You guys: I don’t like to brag, but I made some really great soup over the weekend. I just threw it together (if you’ve been reading me for a while, you know that’s just what I do). You should probably make this before Winter’s over – it’s supreme comfort in a bowl. You can’t be in a hurry to make this – it’s the kind of thing you keep working at while you’re doing other stuff around the kitchen. Here’s what I did:
To soften the beans, I put the whole bag of these into a bowl…
…and soaked them in tap water for about an hour. Then I put them in a stock pot, covered with fresh water, and boiled them till the largest beans were almost soft through – that took a couple of hours. (Smaller beans, like lentils, soften fast, so test the larger beans.) The water was cloudy and tinted dark (from the black and dark red beans in the mix).
You can soften the beans however you prefer – use a pressure cooker or your slow cooker overnight. If I’m being too vague, just ask your grandma, or someone else’s grandma, or the internet. Just, don’t be afraid of dried beans. They do add some time to the process, but they are economical, they keep in the pantry for forever, and, well, they’re good. Plus, they give you a reason to cook this low and slow, which makes all the flavors blend.
The bag of beans includes a seasoning packet, but instead of that, I used Penzey’s Soup Base – Ham-flavored:
While the beans were cooking, I fried three links of fresh (uncooked) Andouille sausage in a cast-iron skillet that still had some bacon fat leftover from yesterday’s bacon. (Vegetable oil would have worked, but wouldn’t have been nearly as tasty.) Once the links were cooked through, I let them cool, then sliced them in half lengthwise, then in small half-rounds horizontally – so the pieces were bite-sized.

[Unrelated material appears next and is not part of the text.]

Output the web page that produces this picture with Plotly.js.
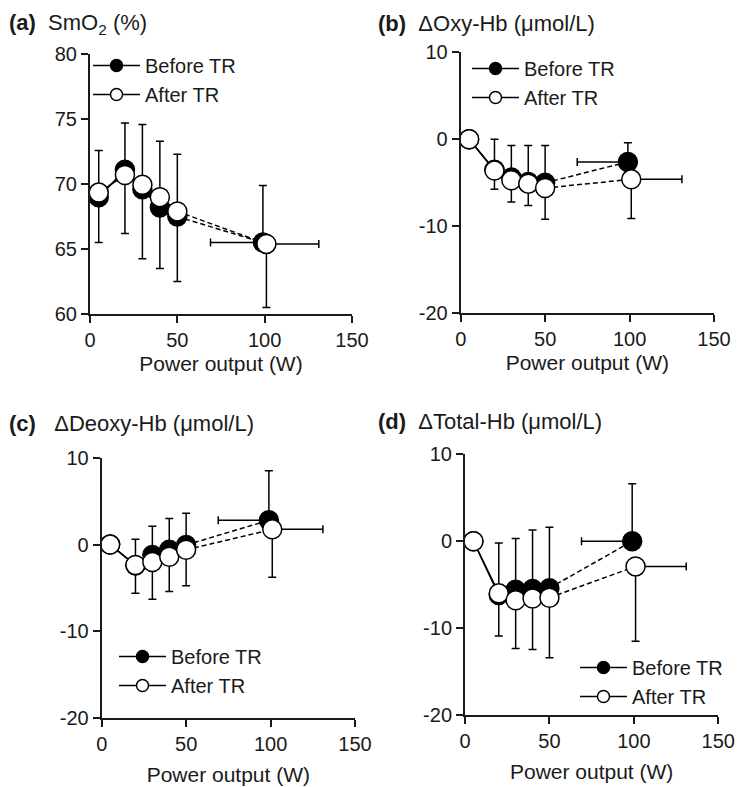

I purchased the Andouille last summer at a Karns Market near Harrisburg PA and stashed in my freezer for some later use. They make seriously excellent fresh sausage there, in many varieties. You could also use the mass-market, cooked links, but I would still fry them in a little bacon fat before slicing. Because FLAVOR.
Then, I finely-chopped about 4 stalks of celery, one whole medium Spanish (yellow) onion, and a handful of baby-cut carrots (probably equal to two regular-sized carrots), and minced two garlic cloves. If I’d thought of it, I might have added some chopped green bell pepper here, but that’s totally optional. I threw all of that into a 4 quart, cast-iron Dutch oven, into which I had placed several tablespoons of bacon fat (leftover from that morning’s bacon) (always save your bacon fat, people!). I sauteed this for about 5 minutes, then added 2 heaping tablespoons of the ham-flavored soup base, and dipped out a cupful of the hot bean water and added it to the Dutch oven mixture, stirring to dissolve the soup base.
Next, I strained out the rest of the beans from the stock pot and placed them into the Dutch oven, along with enough of the bean water to fill it about three-quarters full. At this point, I tried to add a can of diced tomatoes, except that my can opener malfunctioned and we literally could not open the can. In hindsight, though, the soup was really perfect without the tomatoes. If you must, maybe add a couple tablespoons of tomato paste. But don’t make a special trip to the store to buy it.
I added the sausage to the Dutch oven. Lastly, I spiced it up: about 2 teaspoons each of dried parsley and dried oregano, plus about a tablespoon (you know I don’t measure) of Tony Chachere’s Original Creole Seasoning. Add more or less of this to your taste.
I brought it to a boil, then turned it down to simmer, put the lid on the pot, and stirred it every 30-45 minutes or so. It probably cooked for 3 hours or so – I lost track. All I know is, when I finally turned it off, the beans were completely soft and the soup was thick and SO TASTY. And here’s what it looked like:
If you’re from Central PA, this will remind you of the classic ham-bean soup, only it’s spicier, and uses a variety of beans. The use of sausage instead of ham is a wonderful variation. Grab it when it’s on sale and freeze it till the spirit moves you. (I’m already plotting my next trip to Harrisburg so I can stop in at Karns again.) My batch didn’t end up being too hot-spicy – if heat is your thing, you could kick that up with some more of the Creole seasoning, or by adding some red pepper of some variety. Just do what you know works.
A quick side-note about hot-spice. I grew up in a home where the main spices we used were very basic: salt, garlic salt, onion salt, oregano, parsley, and some paprika (just for color on the tops of casseroles). We had ground black pepper on the table, but my mom rarely added it to food as she cooked, so concerned was she of making something too “spicy” for someone. People can season their own, she’d say. Well, I’m still not a fan of spicy-hot food, owing to the relative lack of spice in pretty much everything I ate growing up, but have developed a love of big flavor. Inside our pantry now, there’s a door-sized rack FULL of spices, and I love experimenting with them.
So that’s it! Try it and let me know how yours turns out.